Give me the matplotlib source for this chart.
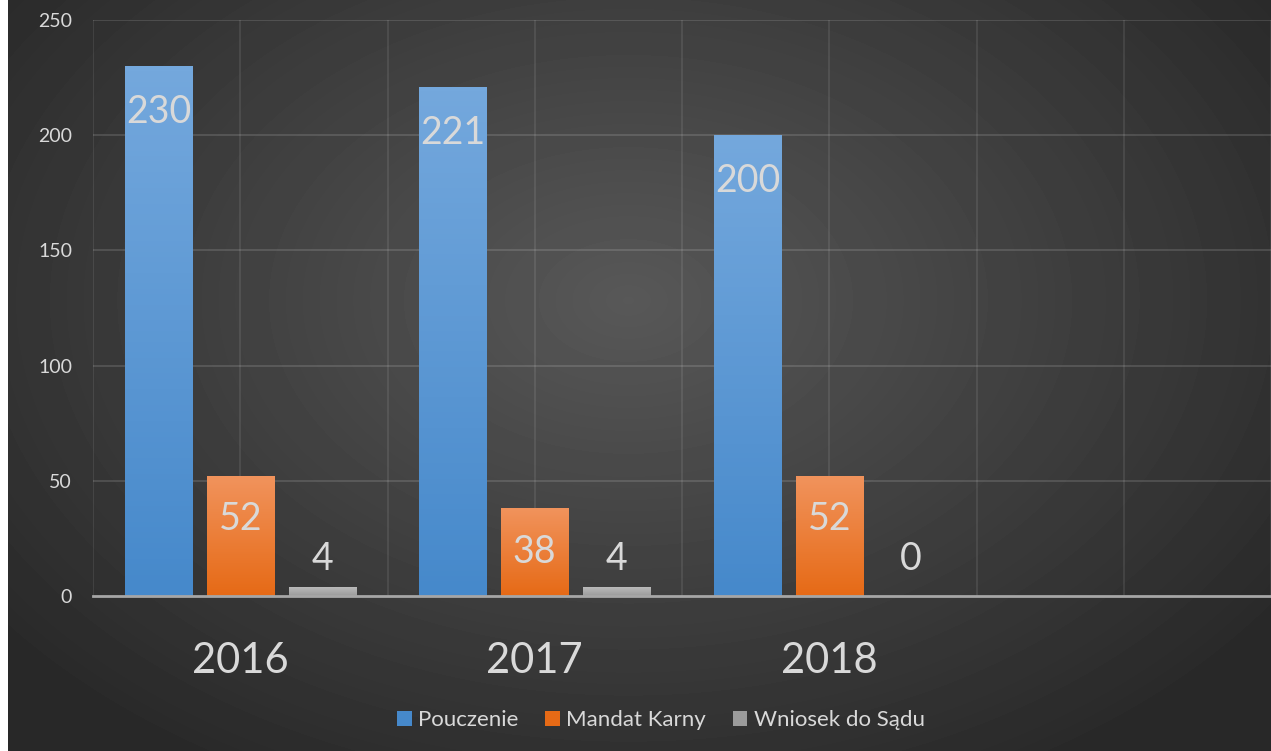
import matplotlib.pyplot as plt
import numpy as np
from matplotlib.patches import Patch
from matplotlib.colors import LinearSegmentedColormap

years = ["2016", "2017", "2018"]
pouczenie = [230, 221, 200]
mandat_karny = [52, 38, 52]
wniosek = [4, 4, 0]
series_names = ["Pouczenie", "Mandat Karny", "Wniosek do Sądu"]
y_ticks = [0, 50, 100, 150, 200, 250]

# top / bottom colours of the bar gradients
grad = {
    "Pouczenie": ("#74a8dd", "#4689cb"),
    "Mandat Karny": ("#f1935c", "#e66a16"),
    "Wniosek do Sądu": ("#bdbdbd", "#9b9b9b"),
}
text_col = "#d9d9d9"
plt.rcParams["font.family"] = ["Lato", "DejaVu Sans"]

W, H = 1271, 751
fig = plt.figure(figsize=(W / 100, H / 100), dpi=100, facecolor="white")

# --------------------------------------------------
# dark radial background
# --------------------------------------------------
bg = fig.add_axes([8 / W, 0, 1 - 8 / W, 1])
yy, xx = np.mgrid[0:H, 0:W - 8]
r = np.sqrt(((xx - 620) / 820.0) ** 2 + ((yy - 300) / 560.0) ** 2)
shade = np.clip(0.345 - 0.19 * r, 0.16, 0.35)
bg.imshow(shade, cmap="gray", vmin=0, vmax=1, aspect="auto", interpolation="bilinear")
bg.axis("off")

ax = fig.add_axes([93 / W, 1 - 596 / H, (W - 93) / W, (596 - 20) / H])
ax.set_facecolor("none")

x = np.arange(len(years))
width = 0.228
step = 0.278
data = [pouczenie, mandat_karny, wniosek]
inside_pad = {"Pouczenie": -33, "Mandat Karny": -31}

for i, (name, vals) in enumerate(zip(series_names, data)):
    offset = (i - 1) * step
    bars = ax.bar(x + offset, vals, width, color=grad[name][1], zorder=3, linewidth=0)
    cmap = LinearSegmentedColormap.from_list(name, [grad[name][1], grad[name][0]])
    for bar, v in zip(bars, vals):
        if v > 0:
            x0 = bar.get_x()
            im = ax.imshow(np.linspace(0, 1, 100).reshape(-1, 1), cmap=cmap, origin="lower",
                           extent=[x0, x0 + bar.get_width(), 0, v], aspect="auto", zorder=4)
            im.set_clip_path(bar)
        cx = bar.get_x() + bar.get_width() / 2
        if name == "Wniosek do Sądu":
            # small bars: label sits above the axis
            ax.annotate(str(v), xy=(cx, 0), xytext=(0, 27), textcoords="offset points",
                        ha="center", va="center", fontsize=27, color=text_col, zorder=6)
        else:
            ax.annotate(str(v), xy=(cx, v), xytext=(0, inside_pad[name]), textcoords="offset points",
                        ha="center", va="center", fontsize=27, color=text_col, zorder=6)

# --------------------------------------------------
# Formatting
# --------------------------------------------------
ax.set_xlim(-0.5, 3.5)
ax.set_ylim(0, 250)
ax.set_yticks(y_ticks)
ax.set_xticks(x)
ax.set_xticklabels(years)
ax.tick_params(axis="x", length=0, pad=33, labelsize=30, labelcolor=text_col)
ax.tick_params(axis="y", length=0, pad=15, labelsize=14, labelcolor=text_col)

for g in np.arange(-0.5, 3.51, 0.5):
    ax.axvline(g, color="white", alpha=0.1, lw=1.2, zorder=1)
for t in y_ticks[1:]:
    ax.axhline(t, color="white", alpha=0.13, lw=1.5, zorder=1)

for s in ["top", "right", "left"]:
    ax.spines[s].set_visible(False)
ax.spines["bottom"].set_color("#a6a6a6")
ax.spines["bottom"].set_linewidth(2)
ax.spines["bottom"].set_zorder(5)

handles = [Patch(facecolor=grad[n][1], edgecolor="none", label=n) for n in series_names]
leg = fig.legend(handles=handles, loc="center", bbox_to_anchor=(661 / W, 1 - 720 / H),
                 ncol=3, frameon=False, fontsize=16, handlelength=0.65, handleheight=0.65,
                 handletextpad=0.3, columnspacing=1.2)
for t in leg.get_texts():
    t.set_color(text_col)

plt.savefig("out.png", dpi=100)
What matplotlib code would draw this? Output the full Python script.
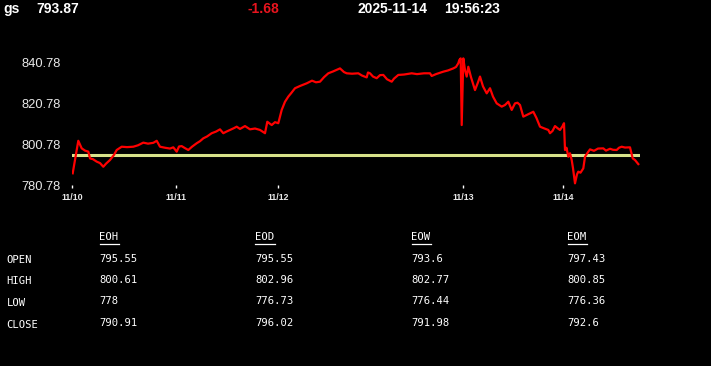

# [Given exercise]
From the listing above, copy every line that holds the string "this".

# [Full answer]
Give me the matplotlib source for this chart.
What matplotlib code would draw this? Output the full Python script.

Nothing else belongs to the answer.